Dr. Maria Montessori, one of Italy’s first female medical doctors, was assigned bin 1896 to an Orthophrenic school for children with developmental disabilities. As a trained medical doctor, not an educator, Dr. Montessori implemented the scientific method of hypothesis, observation, analysis, and conclusion in her service to the children at the Orthophrenic school. Drawing upon the research, tools, and discoveries of her peers and predecessors in special education (Froebel, Itard, and Seguin), she introduced scientifically designed materials to the students, and measured their effectiveness. By the end of her short tenure at the Orthophrenic school in Rome, Montessori’s students tested at or above the national average for academic achievement.
These early successes caused Dr. Montessori to wonder what affects these didactic materials might have when implemented and studied in “normal” schools. She accepted a position with a housing development in San Lorenzo, Italy to develop a program to occupy unsupervised, unruly children while their parents worked. Here again, in the first Montessori School, she discovered the success of the hands-on, auto-didactic materials to engage the children in meaningful work that served to assist them physically, academically, and socially.

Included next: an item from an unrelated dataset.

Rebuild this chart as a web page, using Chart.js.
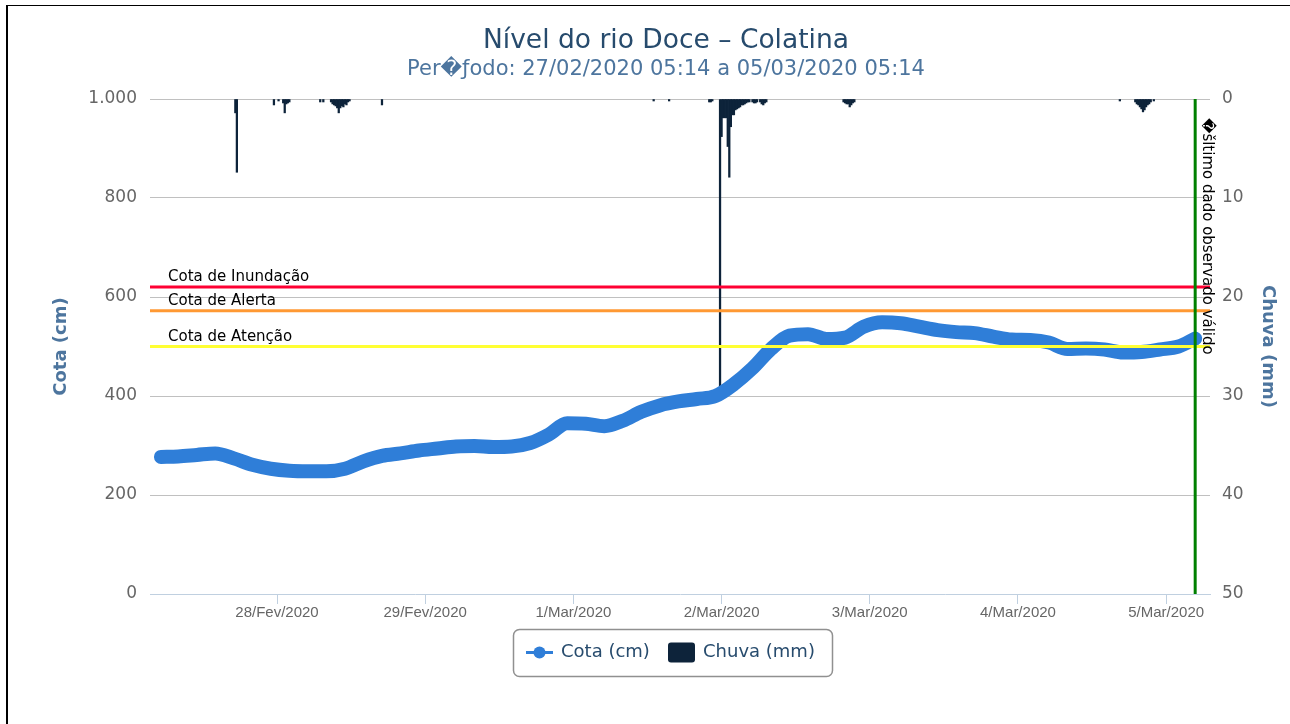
<!DOCTYPE html>
<html>
<head>
<meta charset="utf-8">
<script src="https://cdn.jsdelivr.net/npm/chart.js@4.4.1/dist/chart.umd.min.js"></script>
<style>
  body { margin: 0; background: #fff; overflow: hidden; }
  #wrap { position: relative; width: 1290px; height: 724px; overflow: hidden; }
  #myChart { display: block; }
  .frameL { position: absolute; left: 6px; top: 5px; width: 2px; height: 719px; background: #000; }
  .frameT { position: absolute; left: 6px; top: 5px; width: 1284px; height: 1px; background: #000; }
</style>
</head>
<body>
<div id="wrap">
  <canvas id="myChart" width="1332" height="724"></canvas>
  <div class="frameL"></div>
  <div class="frameT"></div>
</div>
<script>
// horas contadas desde 27/02/2020 00:00
let cotaHoras = [5.2, 8, 11, 14, 17, 20, 23, 26, 29, 32, 35, 38, 41, 44, 47, 50, 53, 56, 59, 62,
  65, 68, 71, 74, 77, 80, 83, 86, 89, 92, 95, 98, 101, 104, 107, 110, 113, 116, 119, 122,
  125, 128, 131, 134, 137, 140, 143, 146, 149, 152, 155, 158, 161, 164, 167, 170, 172.7];
let cotaValores = [277, 278, 281, 284, 274, 261, 253, 249, 248, 248, 253, 268, 279, 284, 290, 294, 298, 299, 297, 298,
  305, 322, 345, 344, 339, 350, 368, 381, 389, 394, 400, 424, 456, 495, 522, 525, 515, 518, 540, 549,
  547, 540, 533, 529, 527, 520, 514, 513, 508, 495, 496, 494, 488, 489, 494, 500, 516];

let chuvaHoras = [17.25, 17.5, 23.5, 24.25, 25, 25.25, 25.5, 25.75, 26, 31, 31.5,
  32.75, 33, 33.25, 33.5, 33.75, 34, 34.25, 34.5, 34.75, 35, 35.25, 35.5, 35.75, 41,
  85, 87.5, 94, 94.25, 94.5, 95.75, 96, 96.25, 96.5, 96.75, 97, 97.25, 97.5, 97.75, 98,
  98.25, 98.5, 98.75, 99, 99.25, 99.5, 99.75, 100, 100.25, 100.5, 101, 101.25, 101.5, 101.75,
  102.25, 102.5, 102.75, 103, 103.25,
  115.75, 116, 116.25, 116.5, 116.75, 117, 117.25, 117.5,
  160.5, 163, 163.25, 163.5, 163.75, 164, 164.25, 164.5, 164.75, 165, 165.25, 165.5, 166];
let chuvaValores = [1.4, 7.4, 0.6, 0.2, 0.4, 1.4, 0.5, 0.4, 0.3, 0.3, 0.3,
  0.3, 0.5, 0.6, 0.7, 0.9, 1.4, 0.9, 0.7, 0.8, 0.5, 0.6, 0.3, 0.2, 0.6,
  0.2, 0.2, 0.3, 0.3, 0.2, 30, 3.8, 1.9, 1.9, 1.9, 4.8, 7.9, 2.8, 1.6, 1.6,
  1.1, 1.0, 0.9, 0.8, 0.6, 0.6, 0.5, 0.4, 0.3, 0.3, 0.3, 0.4, 0.4, 0.3,
  0.3, 0.5, 0.6, 0.4, 0.3,
  0.3, 0.4, 0.5, 0.5, 0.8, 0.6, 0.4, 0.3,
  0.2, 0.3, 0.5, 0.6, 0.8, 1.0, 1.3, 1.1, 0.8, 0.6, 0.5, 0.3, 0.2];

let diasTicks = [24, 48, 72, 96, 120, 144, 168];
let diasLabels = ['28/Fev/2020', '29/Fev/2020', '1/Mar/2020', '2/Mar/2020', '3/Mar/2020', '4/Mar/2020', '5/Mar/2020'];

let cotasRef = [620, 572, 500];
let cotasNomes = ['Cota de Inundação', 'Cota de Alerta', 'Cota de Atenção'];
let cotasCores = ['#ff0033', '#ff9933', '#ffff33'];
let ultimoDado = 172.7;

Chart.defaults.font.family = '"DejaVu Sans", sans-serif';

let linhasCota = {
  id: 'linhasCota',
  afterDatasetsDraw(chart) {
    let {ctx, chartArea: a, scales} = chart;
    ctx.save();
    cotasRef.forEach((v, i) => {
      let y = scales.y.getPixelForValue(v);
      ctx.strokeStyle = cotasCores[i];
      ctx.lineWidth = 3;
      ctx.beginPath();
      ctx.moveTo(a.left, y);
      ctx.lineTo(a.right, y);
      ctx.stroke();
      ctx.fillStyle = '#000';
      ctx.font = '15px "DejaVu Sans"';
      ctx.textAlign = 'left';
      ctx.textBaseline = 'alphabetic';
      ctx.fillText(cotasNomes[i], a.left + 18, y - 6);
    });
    let x = scales.x.getPixelForValue(ultimoDado);
    ctx.strokeStyle = '#008000';
    ctx.lineWidth = 3;
    ctx.beginPath();
    ctx.moveTo(x, a.top);
    ctx.lineTo(x, a.bottom);
    ctx.stroke();
    ctx.translate(x + 4, a.top + 19);
    ctx.rotate(Math.PI / 2);
    ctx.fillStyle = '#000';
    ctx.font = '15px "DejaVu Sans"';
    ctx.textBaseline = 'bottom';
    ctx.fillText('\uFFFDšltimo dado observado válido', 0, 0);
    ctx.restore();
  }
};

let legenda = {
  id: 'legenda',
  afterDraw(chart) {
    let ctx = chart.ctx;
    ctx.save();
    ctx.strokeStyle = '#909090';
    ctx.lineWidth = 1.5;
    ctx.beginPath();
    ctx.roundRect(513.5, 629.5, 319, 47, 6);
    ctx.stroke();
    let cy = 652.5;
    ctx.strokeStyle = '#2f7ed8';
    ctx.lineWidth = 3;
    ctx.beginPath();
    ctx.moveTo(526, cy);
    ctx.lineTo(553, cy);
    ctx.stroke();
    ctx.fillStyle = '#2f7ed8';
    ctx.beginPath();
    ctx.arc(539.5, cy, 6, 0, Math.PI * 2);
    ctx.fill();
    ctx.fillStyle = '#0d233a';
    ctx.beginPath();
    ctx.roundRect(668, cy - 10, 27, 20, 3);
    ctx.fill();
    ctx.fillStyle = '#274b6d';
    ctx.font = '18px "DejaVu Sans"';
    ctx.textBaseline = 'middle';
    ctx.textAlign = 'left';
    ctx.fillText('Cota (cm)', 561, cy);
    ctx.fillText('Chuva (mm)', 703, cy);
    ctx.restore();
  }
};

let ctx = document.getElementById('myChart').getContext('2d');

let myChart = new Chart(ctx, {
  type: 'line',
  data: {
    datasets: [{
      type: 'line',
      label: 'Cota (cm)',
      data: cotaHoras.map((h, i) => ({x: h, y: cotaValores[i]})),
      yAxisID: 'y',
      borderColor: '#2f7ed8',
      backgroundColor: '#2f7ed8',
      borderWidth: 14,
      pointRadius: 0,
      cubicInterpolationMode: 'monotone',
      borderCapStyle: 'round',
      borderJoinStyle: 'round',
      order: 0
    }, {
      type: 'bar',
      label: 'Chuva (mm)',
      data: chuvaHoras.map((h, i) => ({x: h, y: chuvaValores[i]})),
      yAxisID: 'y1',
      backgroundColor: '#0d233a',
      barThickness: 1.6,
      order: 1
    }]
  },
  options: {
    responsive: false,
    animation: false,
    devicePixelRatio: 1,
    layout: { padding: 0 },
    plugins: {
      legend: { display: false },
      tooltip: { enabled: false },
      title: {
        display: true,
        text: 'Nível do rio Doce – Colatina',
        color: '#274b6d',
        font: { size: 26.5, weight: 'normal' },
        padding: { top: 25, bottom: 0 }
      },
      subtitle: {
        display: true,
        text: 'Per\uFFFDƒodo: 27/02/2020 05:14 a 05/03/2020 05:14',
        color: '#4d759e',
        font: { size: 21 },
        padding: { top: 0.5, bottom: 16.5 }
      }
    },
    scales: {
      x: {
        type: 'linear',
        position: 'bottom',
        min: 3.43,
        max: 175.1,
        offset: false,
        afterBuildTicks: (s) => { s.ticks = diasTicks.map(v => ({value: v})); },
        afterFit: (s) => { s.height = 130; },
        ticks: {
          callback: (value) => diasLabels[diasTicks.indexOf(value)],
          color: '#666',
          font: { family: '"Liberation Sans"', size: 15 },
          padding: 0,
          maxRotation: 0,
          autoSkip: false
        },
        grid: { drawOnChartArea: false, drawTicks: true, tickLength: 10, color: '#C0D0E0', offset: false },
        border: { color: '#C0D0E0' }
      },
      y: {
        position: 'left',
        min: 0,
        max: 1000,
        afterFit: (s) => { s.width = 150; },
        ticks: {
          stepSize: 200,
          callback: (v) => v.toLocaleString('de-DE'),
          color: '#666',
          font: { size: 17 },
          padding: 13
        },
        grid: {
          color: (c) => c.tick && c.tick.value === 0 ? 'rgba(0,0,0,0)' : '#C0C0C0',
          drawTicks: false
        },
        border: { display: false },
        title: {
          display: true,
          text: 'Cota (cm)',
          color: '#4d759e',
          font: { size: 18, weight: 'bold' },
          padding: { top: 51, bottom: 0 }
        }
      },
      y1: {
        position: 'right',
        min: 0,
        max: 50,
        reverse: true,
        afterFit: (s) => { s.width = 122; },
        ticks: {
          stepSize: 10,
          color: '#666',
          font: { size: 17 },
          padding: 12
        },
        grid: { drawOnChartArea: false, drawTicks: false },
        border: { display: false },
        title: {
          display: true,
          text: 'Chuva (mm)',
          color: '#4d759e',
          font: { size: 18, weight: 'bold' },
          padding: { top: 54, bottom: 0 }
        }
      }
    }
  },
  plugins: [linhasCota, legenda]
});
</script>
</body>
</html>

As the Montessori Method spread throughout the world during the 20th century, Montessori ceaselessly continued to develop her unique method of education to address the unique needs of children of all ages – birth through maturity. Concomitantly, advances in neuroscientific research have confirmed that the nine principles of Montessori education, as she laid out in her book The Montessori Method, do best foster the developing human brain throughout its development. These nine principles are: Movement and cognition have a symbiotic relationship, learning and well-being improve when given manageable freedom of choice, attention to a singular task leads to deep concentration, people learn best when interested in a particular topic or task, intrinsic rewards have a higher motivational value than extrinsic rewards, collaborative learning arrangements benefit all parties, learning happens best within a meaningful context, the relationship between the adult teacher and the child is paramount to success in school, and students thrive in orderly environments.
With these principles as a foundation, authentic Montessori environments implement the specialized Montessori materials for children in four universal categories: Practical Life, Sensorial, Language, and Math. Additionally, the modern Montessori classroom offers materials presentations and lessons in the areas of Music, Social Studies, Science, and Art. Though the presentation of these areas may occur concurrently, presentations within each are offered sequentially to each child as the children become physically independent, develop the executive functioning skills required to participate in peaceful community, and the capacity to conceptualize of abstract thought.